Determine the number of lines containing the word "size". Reply with it and nothing else.

— BEGIN —

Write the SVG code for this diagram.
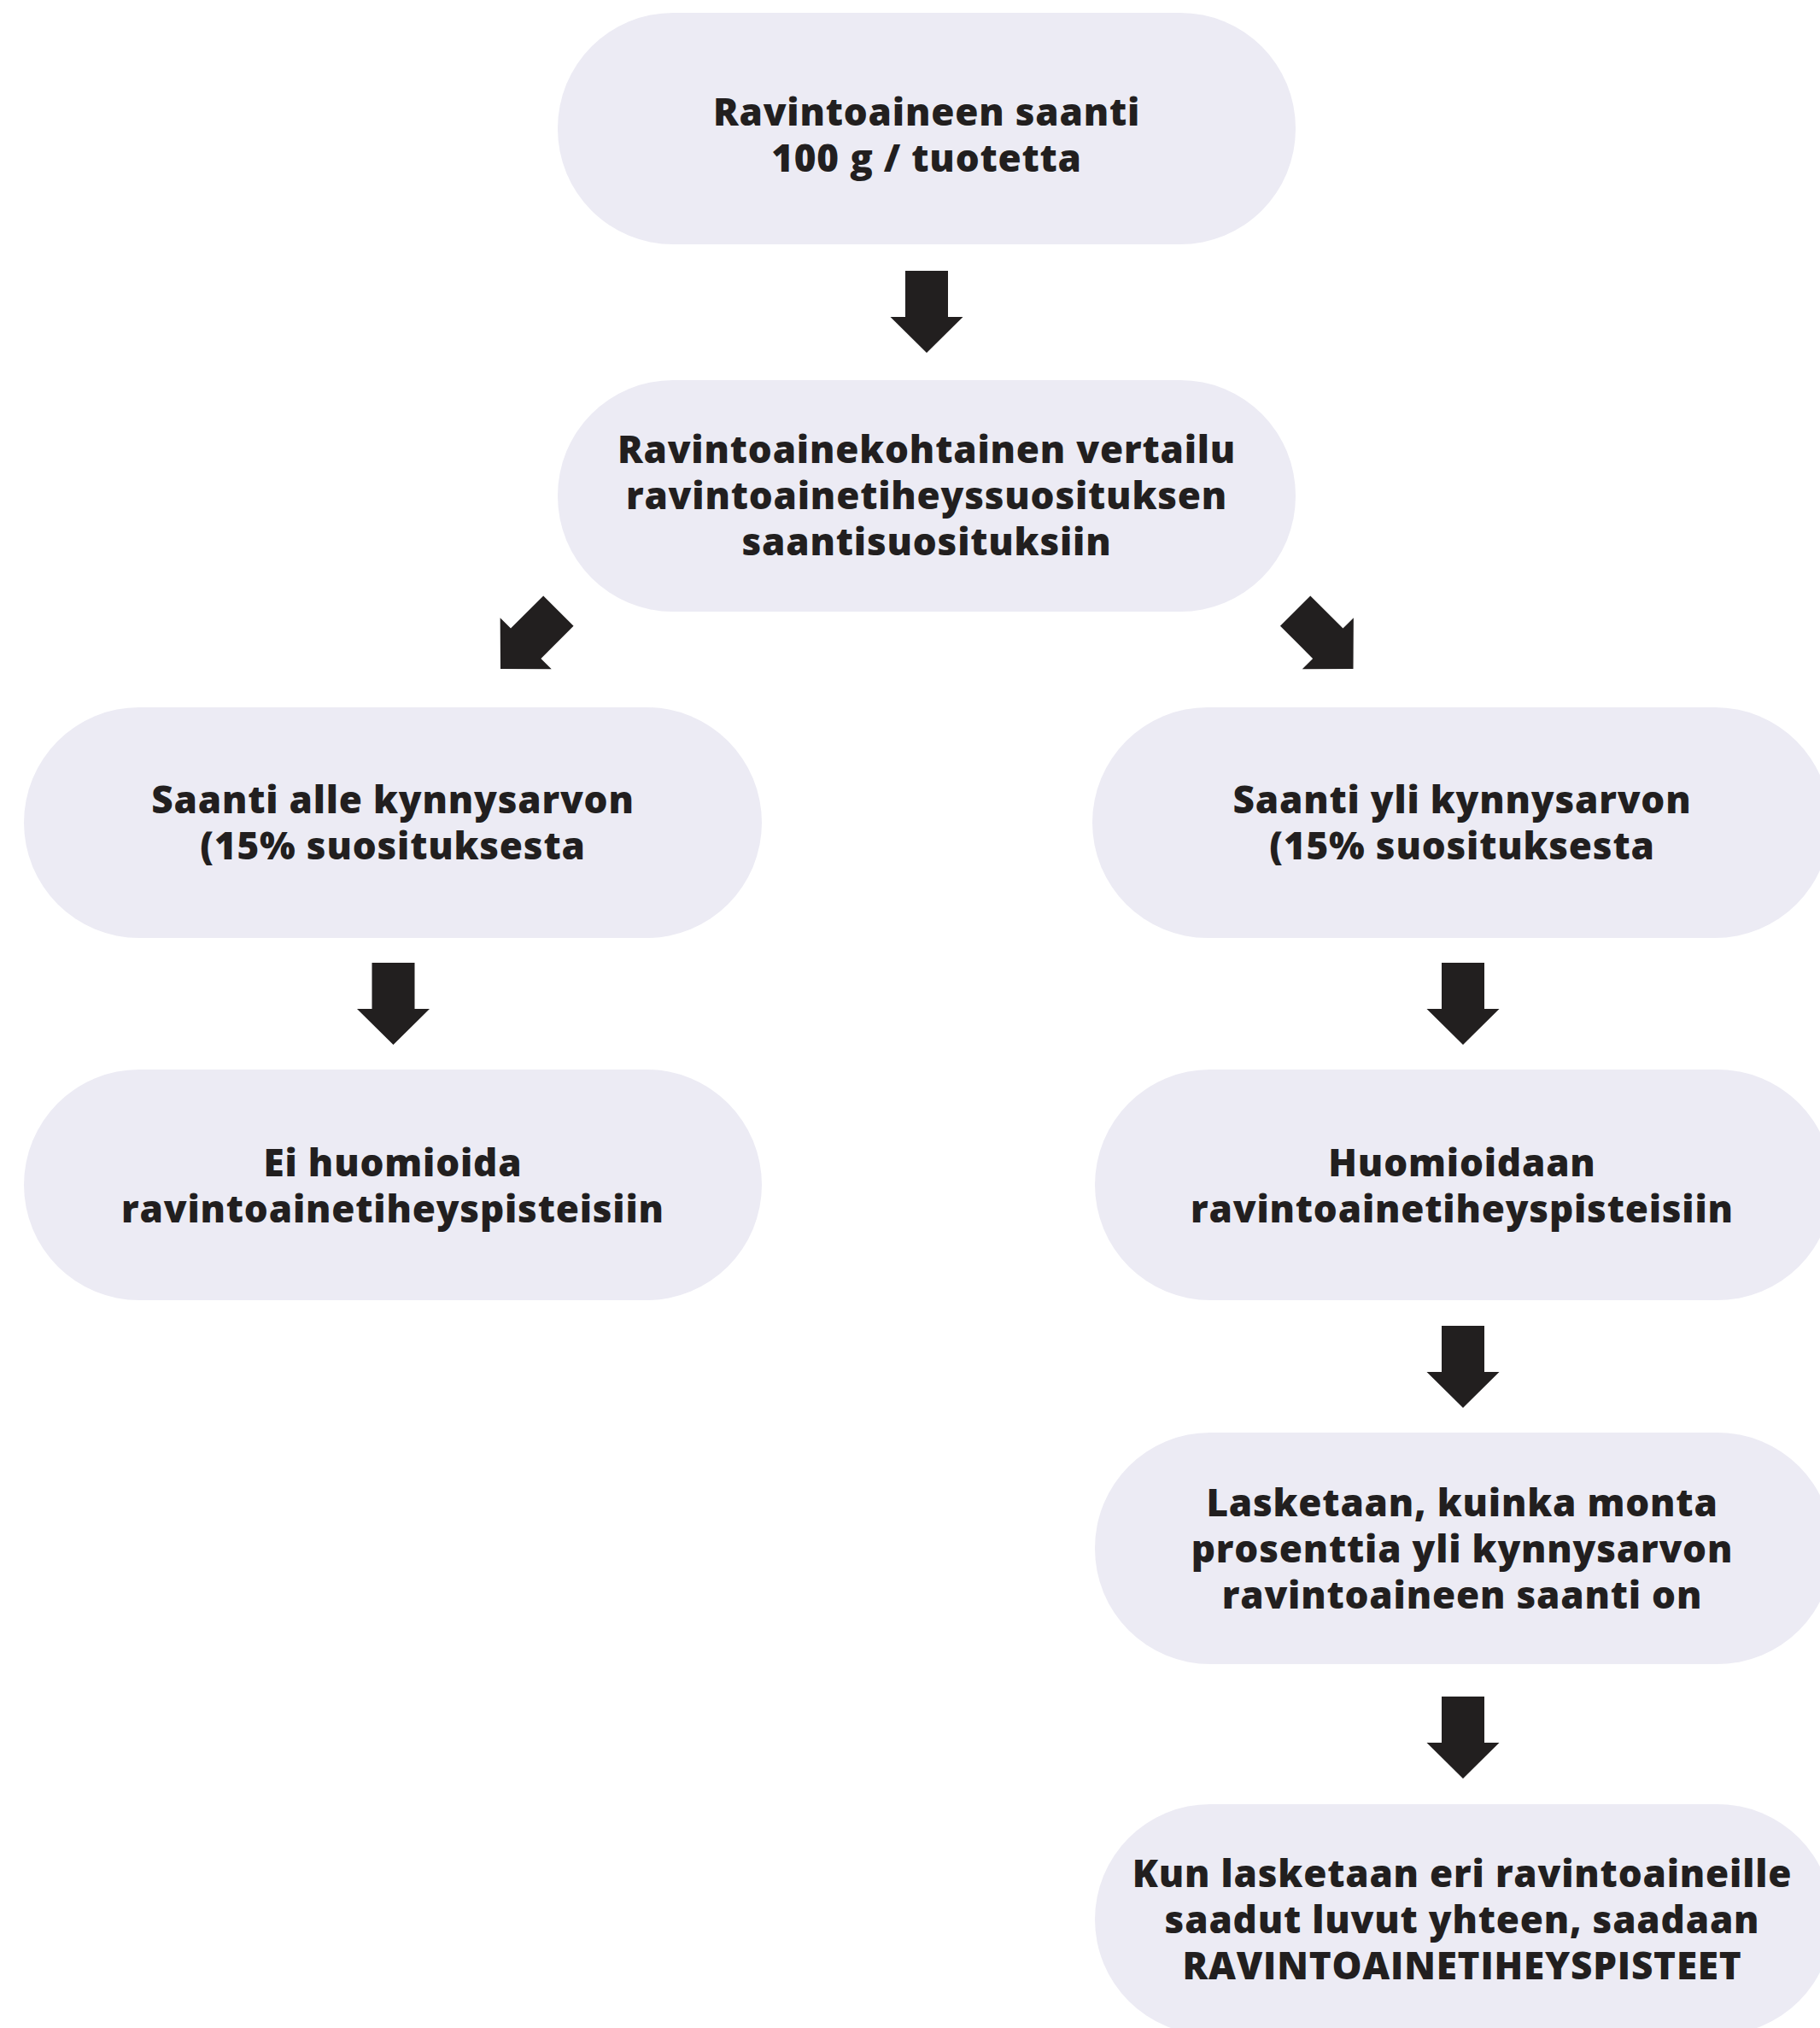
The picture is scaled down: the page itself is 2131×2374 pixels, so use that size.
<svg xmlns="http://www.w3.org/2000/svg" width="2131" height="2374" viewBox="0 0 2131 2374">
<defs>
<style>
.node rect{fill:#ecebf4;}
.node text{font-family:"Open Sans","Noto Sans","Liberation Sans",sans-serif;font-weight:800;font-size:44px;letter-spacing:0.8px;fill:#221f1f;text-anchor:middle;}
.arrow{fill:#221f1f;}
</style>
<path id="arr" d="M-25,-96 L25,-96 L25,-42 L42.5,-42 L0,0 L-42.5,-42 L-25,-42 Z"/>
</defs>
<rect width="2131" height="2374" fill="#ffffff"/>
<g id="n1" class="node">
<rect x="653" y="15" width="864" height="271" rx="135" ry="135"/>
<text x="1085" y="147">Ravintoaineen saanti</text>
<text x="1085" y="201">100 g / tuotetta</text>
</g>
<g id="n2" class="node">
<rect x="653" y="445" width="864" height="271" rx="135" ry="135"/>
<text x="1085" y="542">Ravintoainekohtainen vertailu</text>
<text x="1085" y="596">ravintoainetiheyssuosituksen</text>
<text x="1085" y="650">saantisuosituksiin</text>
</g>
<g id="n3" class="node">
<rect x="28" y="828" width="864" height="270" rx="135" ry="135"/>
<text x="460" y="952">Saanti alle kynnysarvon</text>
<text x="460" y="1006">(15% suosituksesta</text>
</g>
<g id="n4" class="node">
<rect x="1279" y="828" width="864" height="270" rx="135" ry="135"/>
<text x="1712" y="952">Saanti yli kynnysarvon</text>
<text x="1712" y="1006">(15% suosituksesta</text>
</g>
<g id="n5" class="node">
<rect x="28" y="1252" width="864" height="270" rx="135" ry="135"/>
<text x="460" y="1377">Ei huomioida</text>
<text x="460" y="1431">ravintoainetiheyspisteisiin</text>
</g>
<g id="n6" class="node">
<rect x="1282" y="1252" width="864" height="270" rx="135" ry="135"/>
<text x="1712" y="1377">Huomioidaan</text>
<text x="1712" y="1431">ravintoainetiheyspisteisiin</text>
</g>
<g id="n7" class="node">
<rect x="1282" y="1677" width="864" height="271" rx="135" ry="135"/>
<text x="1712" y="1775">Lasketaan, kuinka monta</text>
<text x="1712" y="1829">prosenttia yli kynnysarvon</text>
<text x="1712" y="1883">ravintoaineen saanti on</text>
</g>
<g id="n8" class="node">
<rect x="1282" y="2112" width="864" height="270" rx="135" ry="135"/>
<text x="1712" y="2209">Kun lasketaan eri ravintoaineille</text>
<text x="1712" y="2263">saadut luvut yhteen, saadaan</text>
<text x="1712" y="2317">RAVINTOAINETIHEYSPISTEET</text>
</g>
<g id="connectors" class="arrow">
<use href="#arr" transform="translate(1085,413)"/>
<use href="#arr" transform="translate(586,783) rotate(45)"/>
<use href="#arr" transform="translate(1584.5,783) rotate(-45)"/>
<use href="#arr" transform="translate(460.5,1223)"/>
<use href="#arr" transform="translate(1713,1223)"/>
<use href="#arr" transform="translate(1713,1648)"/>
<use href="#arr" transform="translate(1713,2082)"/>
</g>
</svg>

— END —

Answer to this task: 2